FROM gitlab/gitlab-runner

COPY ./runner_registration.sh /

RUN chmod +x /runner_registration.sh

ENTRYPOINT [ "/bin/bash", "/runner_registration.sh" ]

That is, it runs the above bash script and then exits. Services exiting after only a couple seconds or minutes is probably not the way proper way for Docker compose, but it works.
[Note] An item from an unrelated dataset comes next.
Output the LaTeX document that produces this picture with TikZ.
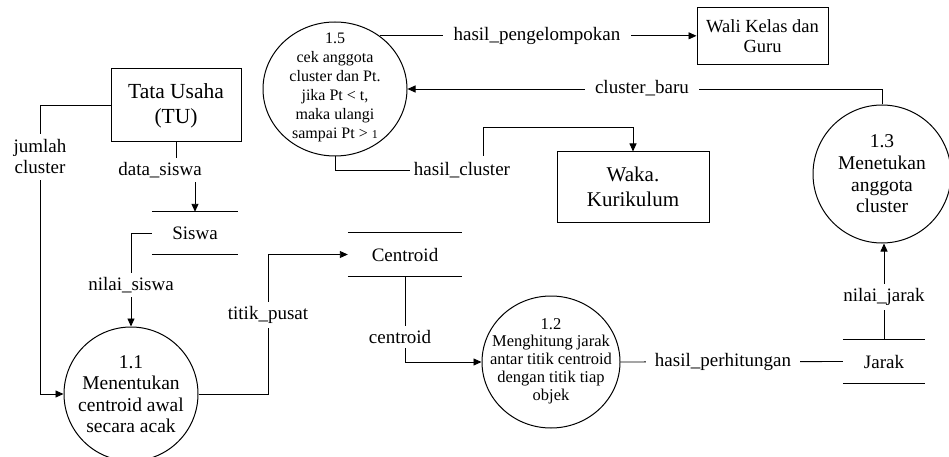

That registration service writes a config (then exits) that is then read from the real runner.

The core setting of all this is this one:

gitlab_rails['initial_shared_runners_registration_token'] = "token"

This allows us to know the token beforehand, without requiring the GUI. I found this while looking around the linked template.

The last thing required to make the above work is a suitable .env file that sets all the relevant ${ENVIRONMENT_VARIABLE} entries.

Now, this does work, but I am especially curious if there are any security implications. I tried to keep filthy hacks out. The bash script is particularly dumb, but there is no easy way to have a script "wait until you can reach that website".